The Power of Speed and Certainty
In this future, the permitting process for a new factory is clear, predictable, and completed in months, not years. This speed and certainty would unleash a flood of new investment. Capital, both foreign and domestic, seeks stability. When a company can reliably forecast a project timeline, it is far more likely to commit the billions of dollars required for a new facility.
This environment would make the United States the premier destination for foreign direct investment. International firms would choose to build here not because of subsidies, but because of the unparalleled stability of our legal system and the efficiency of our approval processes. American companies, in turn, would find the calculus of offshoring completely reversed. The benefits of building at home—closer to customers and within a secure legal framework—would vastly outweigh the perceived advantages of moving abroad. We would see a surge in the construction of new plants, infrastructure, and energy projects.
A Renaissance of American Innovation
Freeing nearly $2 trillion from the dead weight of compliance costs would have a transformative effect. This capital would not simply vanish into corporate profits. Companies would redirect the capital to research and development, new technologies, higher wages, and worker training. When businesses are not required to allocate a significant portion of their resources to non-productive paperwork, they can invest in the tools and talent that drive genuine growth.
This would accelerate the adoption of advanced manufacturing techniques. We would see greater investment in automation, robotics, and artificial intelligence on the factory floor. This does not mean fewer jobs. It means better, higher-skilled, and higher-paying jobs. A worker overseeing a fleet of advanced robots is more productive and more valuable than one performing a repetitive task by hand. This is how we compete and win in the 21st-century global economy.
The Return of “Made in USA”
Ultimately, deregulation connects directly to the primary goal of reshoring. Significantly reducing the cost and risk of building in America makes the economic case for offshoring less compelling. The free market, unburdened by punitive regulation, will naturally choose to produce here. This will rebuild our industrial commons, create more resilient supply chains, and enhance our national security, fulfilling the promise of the free-market blueprint.
The return of a major manufacturer to a community does more than create jobs within that factory’s walls. It creates a ripple effect of prosperity. It supports a network of smaller, local suppliers—the machine shop that makes a specialized part, the logistics company that handles shipping, the tech firm that services the equipment. This revitalizes the entire economic ecosystem, creating a virtuous cycle of investment and opportunity.
A Call to Action for Economic Liberty
The recent tax victory was an essential first step. It has provided the fuel for our industrial revival. The Great Unburdening is the necessary and urgent second step. We must now clear the path for the fuel to be used.

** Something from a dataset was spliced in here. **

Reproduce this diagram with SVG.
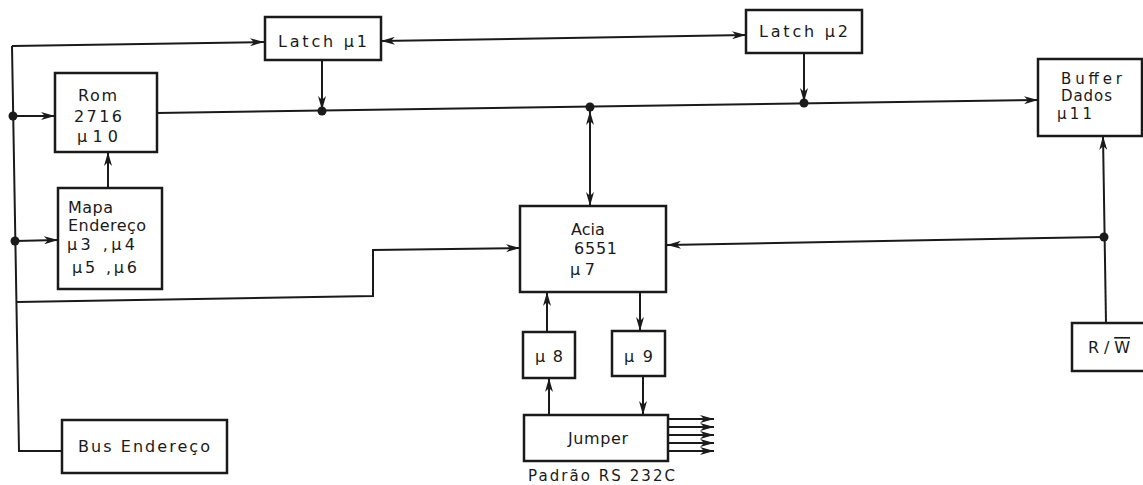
<svg xmlns="http://www.w3.org/2000/svg" width="1143" height="485" viewBox="0 0 1143 485">
<style>
.box{fill:#fff;stroke:#1a1a1a;stroke-width:2.5}
.ln{fill:none;stroke:#1a1a1a;stroke-width:2}
.arr{marker-end:url(#ah)}
.arr2{marker-start:url(#ahs);marker-end:url(#ah)}
.dot{fill:#1a1a1a}
text{font-family:"DejaVu Sans","Liberation Sans",Arial,sans-serif;font-size:16px;fill:#1a1a1a}
.sm{font-size:15px}
</style>
<defs>
<marker id="ah" viewBox="0 0 14 8" markerWidth="14" markerHeight="8" refX="14" refY="4" orient="auto" markerUnits="userSpaceOnUse">
<path d="M0,0 L14,4 L0,8 L4,4 z" fill="#1a1a1a"/>
</marker>
<marker id="ahs" viewBox="0 0 14 8" markerWidth="14" markerHeight="8" refX="0" refY="4" orient="auto" markerUnits="userSpaceOnUse">
<path d="M14,0 L0,4 L14,8 L10,4 z" fill="#1a1a1a"/>
</marker>
</defs>

<g id="connectors">
<polyline class="ln" points="12,46 19,451 62,451"/>
<line class="ln arr" x1="12" y1="46" x2="264" y2="42"/>
<line class="ln arr" x1="13" y1="116" x2="55" y2="116"/>
<line class="ln arr" x1="15" y1="241" x2="58" y2="240"/>
<polyline class="ln arr" points="17,302 373,296 373,250 520,248"/>
<line class="ln arr" x1="108" y1="188" x2="108" y2="152"/>
<line class="ln arr" x1="157" y1="113" x2="1038" y2="100"/>
<line class="ln arr" x1="322" y1="60" x2="322" y2="110"/>
<line class="ln arr" x1="804" y1="53" x2="804" y2="102"/>
<line class="ln arr2" x1="381" y1="41" x2="746" y2="35"/>
<line class="ln arr2" x1="590" y1="111" x2="590" y2="206"/>
<line class="ln arr" x1="1106" y1="323" x2="1103" y2="136"/>
<line class="ln arr" x1="1104" y1="237" x2="667" y2="245"/>
<line class="ln arr" x1="640" y1="292" x2="640" y2="331"/>
<line class="ln arr" x1="547" y1="332" x2="547" y2="292"/>
<line class="ln arr" x1="549" y1="415" x2="549" y2="378"/>
<line class="ln arr" x1="643" y1="376" x2="643" y2="415"/>
<line class="ln arr" x1="668" y1="419" x2="714" y2="419"/>
<line class="ln arr" x1="668" y1="427" x2="714" y2="427"/>
<line class="ln arr" x1="668" y1="435" x2="714" y2="435"/>
<line class="ln arr" x1="668" y1="443" x2="714" y2="443"/>
<line class="ln arr" x1="668" y1="451" x2="714" y2="451"/>
<circle class="dot" cx="13" cy="116" r="4.5"/>
<circle class="dot" cx="15" cy="241" r="4.5"/>
<circle class="dot" cx="322" cy="111" r="4.5"/>
<circle class="dot" cx="590" cy="107" r="4.5"/>
<circle class="dot" cx="804" cy="103" r="4.5"/>
<circle class="dot" cx="1104" cy="237" r="4.5"/>
</g>

<g id="latch1">
<rect class="box" x="265" y="17" width="116" height="43"/>
<text x="278" y="47" textLength="89" lengthAdjust="spacing">Latch µ1</text>
</g>
<g id="latch2">
<rect class="box" x="746" y="10" width="116" height="43"/>
<text x="759" y="37" textLength="89" lengthAdjust="spacing">Latch µ2</text>
</g>
<g id="rom">
<rect class="box" x="55" y="73" width="102" height="79"/>
<text x="78" y="101" textLength="39" lengthAdjust="spacing">Rom</text>
<text x="74" y="122" textLength="48" lengthAdjust="spacing">2716</text>
<text x="77" y="142" textLength="41" lengthAdjust="spacing">µ10</text>
</g>
<g id="mapa">
<rect class="box" x="58" y="188" width="104" height="101"/>
<text x="68" y="213" textLength="45" lengthAdjust="spacing">Mapa</text>
<text x="68" y="231" textLength="78" lengthAdjust="spacing">Endereço</text>
<text x="67" y="250" textLength="68" lengthAdjust="spacing">µ3 ,µ4</text>
<text x="72" y="273" textLength="65" lengthAdjust="spacing">µ5 ,µ6</text>
</g>
<g id="buffer">
<rect class="box" x="1038" y="59" width="104" height="77"/>
<text class="sm" x="1061" y="84" textLength="61" lengthAdjust="spacing">Buffer</text>
<text class="sm" x="1061" y="101" textLength="51" lengthAdjust="spacing">Dados</text>
<text class="sm" x="1057" y="119" textLength="35" lengthAdjust="spacing">µ11</text>
</g>
<g id="acia">
<rect class="box" x="520" y="206" width="146" height="86"/>
<text x="571" y="235">Acia</text>
<text x="574" y="254" textLength="43" lengthAdjust="spacing">6551</text>
<text x="570" y="275" textLength="25" lengthAdjust="spacing">µ7</text>
</g>
<g id="u8">
<rect class="box" x="523" y="332" width="52" height="46"/>
<text x="535" y="362" textLength="28" lengthAdjust="spacing">µ8</text>
</g>
<g id="u9">
<rect class="box" x="612" y="331" width="53" height="45"/>
<text x="624" y="362" textLength="29" lengthAdjust="spacing">µ9</text>
</g>
<g id="jumper">
<rect class="box" x="524" y="415" width="144" height="46"/>
<text x="568" y="444" textLength="60" lengthAdjust="spacing">Jumper</text>
<text class="sm" x="528" y="481" textLength="147" lengthAdjust="spacing">Padrão RS 232C</text>
</g>
<g id="rw">
<rect class="box" x="1072" y="323" width="73" height="48"/>
<text x="1088" y="353" textLength="42" lengthAdjust="spacing">R/<tspan style="text-decoration:overline">W</tspan></text>
</g>
<g id="bus">
<rect class="box" x="62" y="420" width="165" height="53"/>
<text x="78" y="452" textLength="132" lengthAdjust="spacing">Bus Endereço</text>
</g>
</svg>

This is not a choice between the economy and the environment. It is a choice between a prosperous, innovative, and clean nation driven by free enterprise, and a stagnant nation strangled by its own unaccountable bureaucracy. We can have both a strong economy and a healthy environment. The best way to achieve both is through innovation and efficiency, which only a free market can provide.
The charge before us is clear.
- We must demand that our elected representatives take up the fight against the administrative state.
- We must champion the cause of government deregulation for manufacturing.
- We must fight for a future where the American spirit of enterprise is finally, truly unburdened.
The fight for economic liberty is ongoing.